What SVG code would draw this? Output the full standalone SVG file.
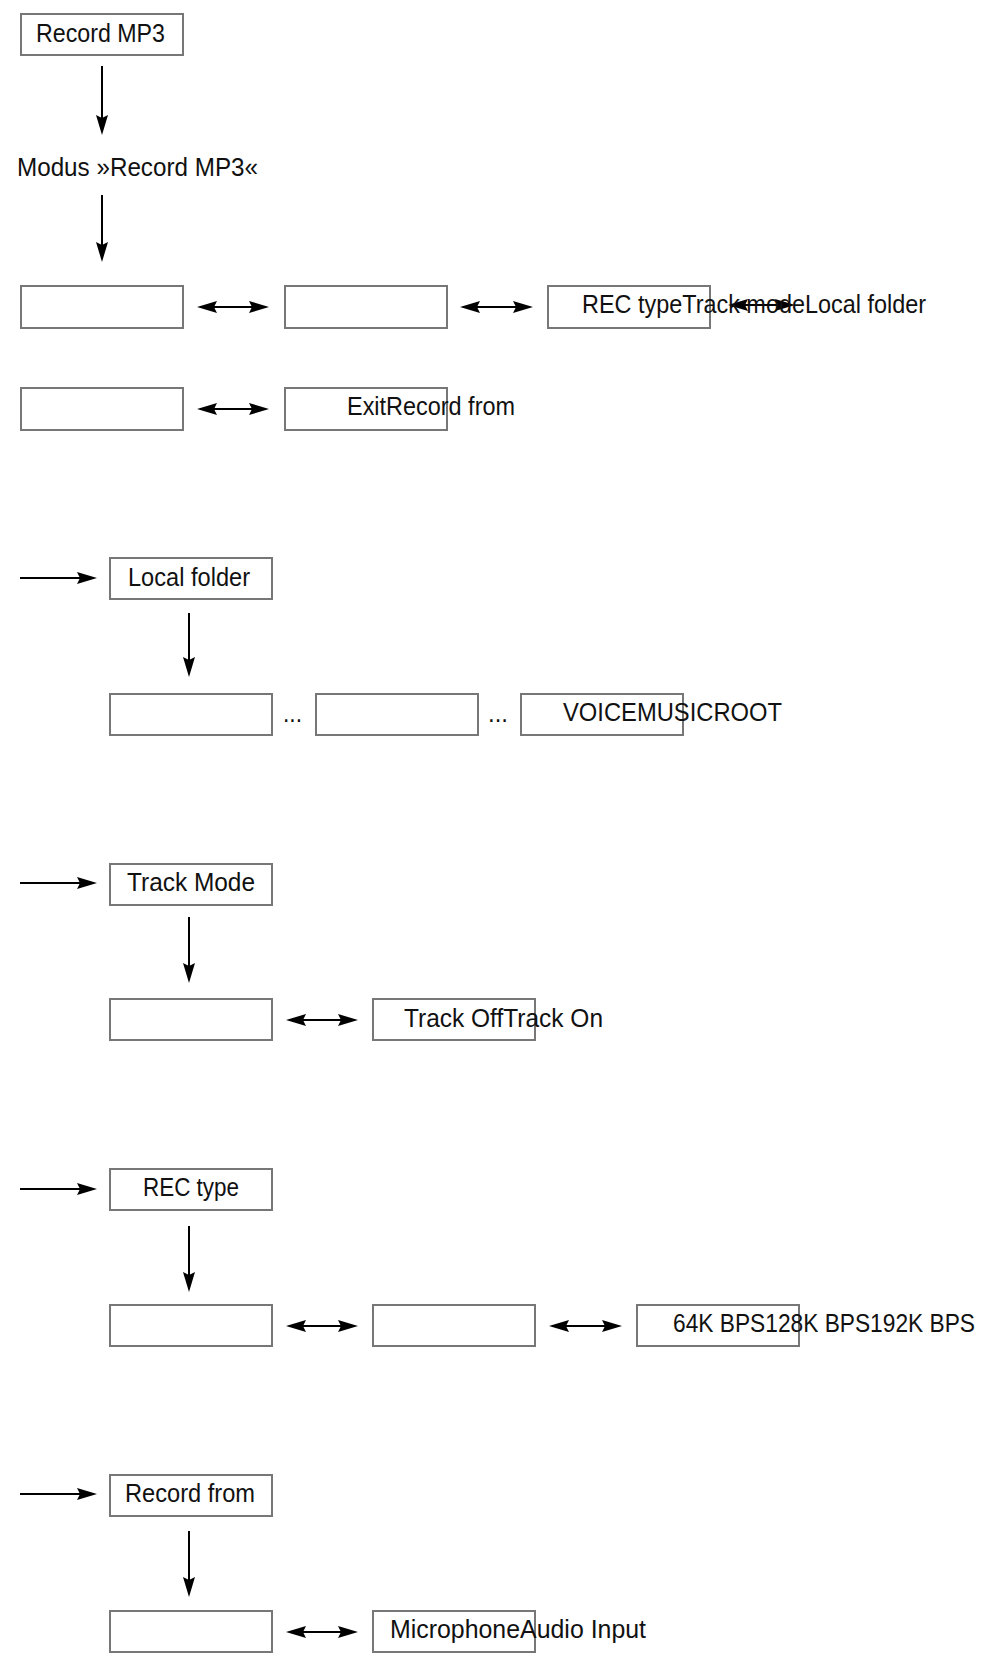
<svg xmlns="http://www.w3.org/2000/svg" width="985" height="1667" viewBox="0 0 985 1667">
<defs>
<style>
.box{fill:#fff;stroke:#777;stroke-width:2}
.t{font-family:"Liberation Sans",Arial,sans-serif;font-size:26px;fill:#111}
.c{stroke:#000;stroke-width:2;fill:none}
.s{marker-end:url(#ah)}
.d{marker-start:url(#ah);marker-end:url(#ah)}
</style>
<marker id="ah" viewBox="0 0 20 12" refX="17" refY="6" markerWidth="20" markerHeight="12" markerUnits="userSpaceOnUse" orient="auto-start-reverse">
<path d="M0,0 L20,6 L0,12 L3,6 Z" fill="#000"/>
</marker>
</defs>
<rect width="985" height="1667" fill="#fff"/>

<g id="connectors">
<line class="c s" x1="102" y1="66" x2="102" y2="132"/>
<line class="c s" x1="102" y1="195" x2="102" y2="259"/>
<line class="c d" x1="200" y1="307" x2="266" y2="307"/>
<line class="c d" x1="463" y1="307" x2="530" y2="307"/>
<line class="c d" x1="731" y1="305" x2="792" y2="305"/>
<line class="c d" x1="200" y1="409" x2="266" y2="409"/>

<line class="c s" x1="20" y1="578" x2="94" y2="578"/>
<line class="c s" x1="189" y1="613" x2="189" y2="674"/>

<line class="c s" x1="20" y1="883" x2="94" y2="883"/>
<line class="c s" x1="189" y1="917" x2="189" y2="980"/>
<line class="c d" x1="289" y1="1020" x2="355" y2="1020"/>

<line class="c s" x1="20" y1="1189" x2="94" y2="1189"/>
<line class="c s" x1="189" y1="1226" x2="189" y2="1289"/>
<line class="c d" x1="289" y1="1326" x2="355" y2="1326"/>
<line class="c d" x1="552" y1="1326" x2="619" y2="1326"/>

<line class="c s" x1="20" y1="1494" x2="94" y2="1494"/>
<line class="c s" x1="189" y1="1531" x2="189" y2="1594"/>
<line class="c d" x1="289" y1="1632" x2="355" y2="1632"/>
</g>

<g id="n-record-mp3">
<rect class="box" x="21" y="14" width="162" height="41"/>
<text class="t" x="36" y="42" textLength="129" lengthAdjust="spacingAndGlyphs">Record MP3</text>
</g>
<g id="n-modus">
<text class="t" x="17" y="176" textLength="241" lengthAdjust="spacingAndGlyphs">Modus »Record MP3«</text>
</g>

<g id="n-r1a"><rect class="box" x="21" y="286" width="162" height="42"/></g>
<g id="n-r1b"><rect class="box" x="285" y="286" width="162" height="42"/></g>
<g id="n-r1c">
<rect class="box" x="548" y="286" width="162" height="42"/>
<text class="t" x="582" y="313" textLength="344" lengthAdjust="spacingAndGlyphs">REC typeTrack modeLocal folder</text>
</g>
<g id="n-r2a"><rect class="box" x="21" y="388" width="162" height="42"/></g>
<g id="n-r2b">
<rect class="box" x="285" y="388" width="162" height="42"/>
<text class="t" x="347" y="415" textLength="168" lengthAdjust="spacingAndGlyphs">ExitRecord from</text>
</g>

<g id="n-local-folder">
<rect class="box" x="110" y="558" width="162" height="41"/>
<text class="t" x="128" y="586" textLength="122" lengthAdjust="spacingAndGlyphs">Local folder</text>
</g>
<g id="n-lf1"><rect class="box" x="110" y="694" width="162" height="41"/></g>
<g id="n-dots1"><text class="t" x="283" y="722" textLength="19" lengthAdjust="spacingAndGlyphs">...</text></g>
<g id="n-lf2"><rect class="box" x="316" y="694" width="162" height="41"/></g>
<g id="n-dots2"><text class="t" x="488" y="722" textLength="20" lengthAdjust="spacingAndGlyphs">...</text></g>
<g id="n-lf3">
<rect class="box" x="521" y="694" width="162" height="41"/>
<text class="t" x="563" y="721" textLength="219" lengthAdjust="spacingAndGlyphs">VOICEMUSICROOT</text>
</g>

<g id="n-track-mode">
<rect class="box" x="110" y="864" width="162" height="41"/>
<text class="t" x="127" y="891" textLength="128" lengthAdjust="spacingAndGlyphs">Track Mode</text>
</g>
<g id="n-tm1"><rect class="box" x="110" y="999" width="162" height="41"/></g>
<g id="n-tm2">
<rect class="box" x="373" y="999" width="162" height="41"/>
<text class="t" x="404" y="1027" textLength="199" lengthAdjust="spacingAndGlyphs">Track OffTrack On</text>
</g>

<g id="n-rec-type">
<rect class="box" x="110" y="1169" width="162" height="41"/>
<text class="t" x="143" y="1196" textLength="96" lengthAdjust="spacingAndGlyphs">REC type</text>
</g>
<g id="n-rt1"><rect class="box" x="110" y="1305" width="162" height="41"/></g>
<g id="n-rt2"><rect class="box" x="373" y="1305" width="162" height="41"/></g>
<g id="n-rt3">
<rect class="box" x="637" y="1305" width="162" height="41"/>
<text class="t" x="673" y="1332" textLength="302" lengthAdjust="spacingAndGlyphs">64K BPS128K BPS192K BPS</text>
</g>

<g id="n-record-from">
<rect class="box" x="110" y="1475" width="162" height="41"/>
<text class="t" x="125" y="1502" textLength="130" lengthAdjust="spacingAndGlyphs">Record from</text>
</g>
<g id="n-rf1"><rect class="box" x="110" y="1611" width="162" height="41"/></g>
<g id="n-rf2">
<rect class="box" x="373" y="1611" width="162" height="41"/>
<text class="t" x="390" y="1638" textLength="256" lengthAdjust="spacingAndGlyphs">MicrophoneAudio Input</text>
</g>
</svg>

·····

» Required task
Repeat the material above word for word, please, apart from its images.

» Response to this task
What SVG code would draw this? Output the full standalone SVG file.
<svg xmlns="http://www.w3.org/2000/svg" width="985" height="1667" viewBox="0 0 985 1667">
<defs>
<style>
.box{fill:#fff;stroke:#777;stroke-width:2}
.t{font-family:"Liberation Sans",Arial,sans-serif;font-size:26px;fill:#111}
.c{stroke:#000;stroke-width:2;fill:none}
.s{marker-end:url(#ah)}
.d{marker-start:url(#ah);marker-end:url(#ah)}
</style>
<marker id="ah" viewBox="0 0 20 12" refX="17" refY="6" markerWidth="20" markerHeight="12" markerUnits="userSpaceOnUse" orient="auto-start-reverse">
<path d="M0,0 L20,6 L0,12 L3,6 Z" fill="#000"/>
</marker>
</defs>
<rect width="985" height="1667" fill="#fff"/>

<g id="connectors">
<line class="c s" x1="102" y1="66" x2="102" y2="132"/>
<line class="c s" x1="102" y1="195" x2="102" y2="259"/>
<line class="c d" x1="200" y1="307" x2="266" y2="307"/>
<line class="c d" x1="463" y1="307" x2="530" y2="307"/>
<line class="c d" x1="731" y1="305" x2="792" y2="305"/>
<line class="c d" x1="200" y1="409" x2="266" y2="409"/>

<line class="c s" x1="20" y1="578" x2="94" y2="578"/>
<line class="c s" x1="189" y1="613" x2="189" y2="674"/>

<line class="c s" x1="20" y1="883" x2="94" y2="883"/>
<line class="c s" x1="189" y1="917" x2="189" y2="980"/>
<line class="c d" x1="289" y1="1020" x2="355" y2="1020"/>

<line class="c s" x1="20" y1="1189" x2="94" y2="1189"/>
<line class="c s" x1="189" y1="1226" x2="189" y2="1289"/>
<line class="c d" x1="289" y1="1326" x2="355" y2="1326"/>
<line class="c d" x1="552" y1="1326" x2="619" y2="1326"/>

<line class="c s" x1="20" y1="1494" x2="94" y2="1494"/>
<line class="c s" x1="189" y1="1531" x2="189" y2="1594"/>
<line class="c d" x1="289" y1="1632" x2="355" y2="1632"/>
</g>

<g id="n-record-mp3">
<rect class="box" x="21" y="14" width="162" height="41"/>
<text class="t" x="36" y="42" textLength="129" lengthAdjust="spacingAndGlyphs">Record MP3</text>
</g>
<g id="n-modus">
<text class="t" x="17" y="176" textLength="241" lengthAdjust="spacingAndGlyphs">Modus »Record MP3«</text>
</g>

<g id="n-r1a"><rect class="box" x="21" y="286" width="162" height="42"/></g>
<g id="n-r1b"><rect class="box" x="285" y="286" width="162" height="42"/></g>
<g id="n-r1c">
<rect class="box" x="548" y="286" width="162" height="42"/>
<text class="t" x="582" y="313" textLength="344" lengthAdjust="spacingAndGlyphs">REC typeTrack modeLocal folder</text>
</g>
<g id="n-r2a"><rect class="box" x="21" y="388" width="162" height="42"/></g>
<g id="n-r2b">
<rect class="box" x="285" y="388" width="162" height="42"/>
<text class="t" x="347" y="415" textLength="168" lengthAdjust="spacingAndGlyphs">ExitRecord from</text>
</g>

<g id="n-local-folder">
<rect class="box" x="110" y="558" width="162" height="41"/>
<text class="t" x="128" y="586" textLength="122" lengthAdjust="spacingAndGlyphs">Local folder</text>
</g>
<g id="n-lf1"><rect class="box" x="110" y="694" width="162" height="41"/></g>
<g id="n-dots1"><text class="t" x="283" y="722" textLength="19" lengthAdjust="spacingAndGlyphs">...</text></g>
<g id="n-lf2"><rect class="box" x="316" y="694" width="162" height="41"/></g>
<g id="n-dots2"><text class="t" x="488" y="722" textLength="20" lengthAdjust="spacingAndGlyphs">...</text></g>
<g id="n-lf3">
<rect class="box" x="521" y="694" width="162" height="41"/>
<text class="t" x="563" y="721" textLength="219" lengthAdjust="spacingAndGlyphs">VOICEMUSICROOT</text>
</g>

<g id="n-track-mode">
<rect class="box" x="110" y="864" width="162" height="41"/>
<text class="t" x="127" y="891" textLength="128" lengthAdjust="spacingAndGlyphs">Track Mode</text>
</g>
<g id="n-tm1"><rect class="box" x="110" y="999" width="162" height="41"/></g>
<g id="n-tm2">
<rect class="box" x="373" y="999" width="162" height="41"/>
<text class="t" x="404" y="1027" textLength="199" lengthAdjust="spacingAndGlyphs">Track OffTrack On</text>
</g>

<g id="n-rec-type">
<rect class="box" x="110" y="1169" width="162" height="41"/>
<text class="t" x="143" y="1196" textLength="96" lengthAdjust="spacingAndGlyphs">REC type</text>
</g>
<g id="n-rt1"><rect class="box" x="110" y="1305" width="162" height="41"/></g>
<g id="n-rt2"><rect class="box" x="373" y="1305" width="162" height="41"/></g>
<g id="n-rt3">
<rect class="box" x="637" y="1305" width="162" height="41"/>
<text class="t" x="673" y="1332" textLength="302" lengthAdjust="spacingAndGlyphs">64K BPS128K BPS192K BPS</text>
</g>

<g id="n-record-from">
<rect class="box" x="110" y="1475" width="162" height="41"/>
<text class="t" x="125" y="1502" textLength="130" lengthAdjust="spacingAndGlyphs">Record from</text>
</g>
<g id="n-rf1"><rect class="box" x="110" y="1611" width="162" height="41"/></g>
<g id="n-rf2">
<rect class="box" x="373" y="1611" width="162" height="41"/>
<text class="t" x="390" y="1638" textLength="256" lengthAdjust="spacingAndGlyphs">MicrophoneAudio Input</text>
</g>
</svg>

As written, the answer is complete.